235994 An international study of promising practices for long-term residential care

Monday, October 31, 2011

Pat Armstrong, PHD , Sociology, York University, Toronto, ON, Canada
Pauline Vaillancourt Rosenau, PhD , Management, Policy and Community Health, University of Texas School of Public Health, Houston, TX
This is the first report of a seven-country study of innovative, promising practices for conceptualizing and organizing long-term residential care. It signals promising approaches to work organization within those facilities, to accountability for quality, to financing and where the goal is to treat both providers and residents with dignity and respect, to understand care as a relationship and to take differences and equity into account. The study's multi-method approach and four theme areas are explained. The challenges of employing key informant interviews in different countries, with team development between countries, and rapid ethnography techniques of residential care facilities in several locations, with protocols and web-based systems ensuring data sharing across the team in a timely and rigorous manner, will be presented. The goals of iterative analysis of theory and data and reflexive analysis methods are outlined. The research goal is to stimulate original thinking by constantly bringing fresh eyes to what is commonplace and ordinary to local observers, but completely new to colleagues and partners from another country. The need to confront opportunities for comparison and rigor with openness to new insights and diverse contexts will be outlined. The philosophical underpinnings of the project are that practical implications of theory and the theoretical implications of practices and processes can create conditions for breakthroughs in theory, empirical results, processes of collaboration, policy and practices not only about conceptualization of residential care and their implications but also about ways of doing and sharing research, filling major gaps in knowledge about long-term care.

Learning Areas:
Administration, management, leadership
Diversity and culture
Public health administration or related administration
Public health or related public policy
Systems thinking models (conceptual and theoretical models), applications related to public health

Learning Objectives:
--Members of the audience will be able to differentiate between the various approaches to long term residential care in several developed countries --They will be able to identify differences in long term residential care practices in their own communities compared to those in other countries --Members of the audience will be able to describe an innovative multi-method approach (with site switching and rapid ethnography techniques) designed for the study of long term residential care in several countries. --They will learn where to seek additional information about this innovative methodology should they wish to follow up on it and employ it in the assessment of long term care in their own communities.

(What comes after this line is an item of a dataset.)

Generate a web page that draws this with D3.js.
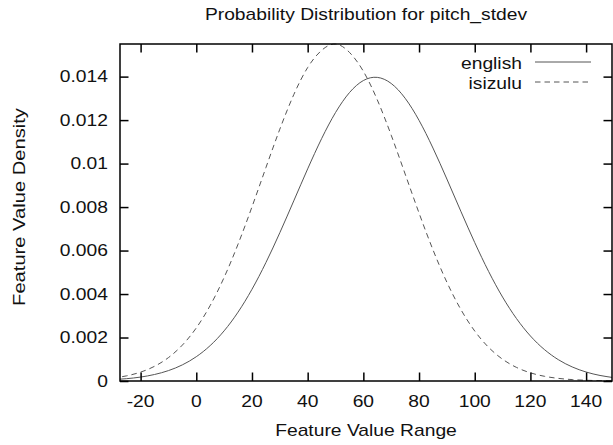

Keywords: Long-Term Care, Aging

Presenting author's disclosure statement:

Qualified on the content I am responsible for because: Principal Investigator for the project and first author on the abstract that we are proposing to give at the APHA annual meeting.
Any relevant financial relationships? No

I agree to comply with the American Public Health Association Conflict of Interest and Commercial Support Guidelines, and to disclose to the participants any off-label or experimental uses of a commercial product or service discussed in my presentation.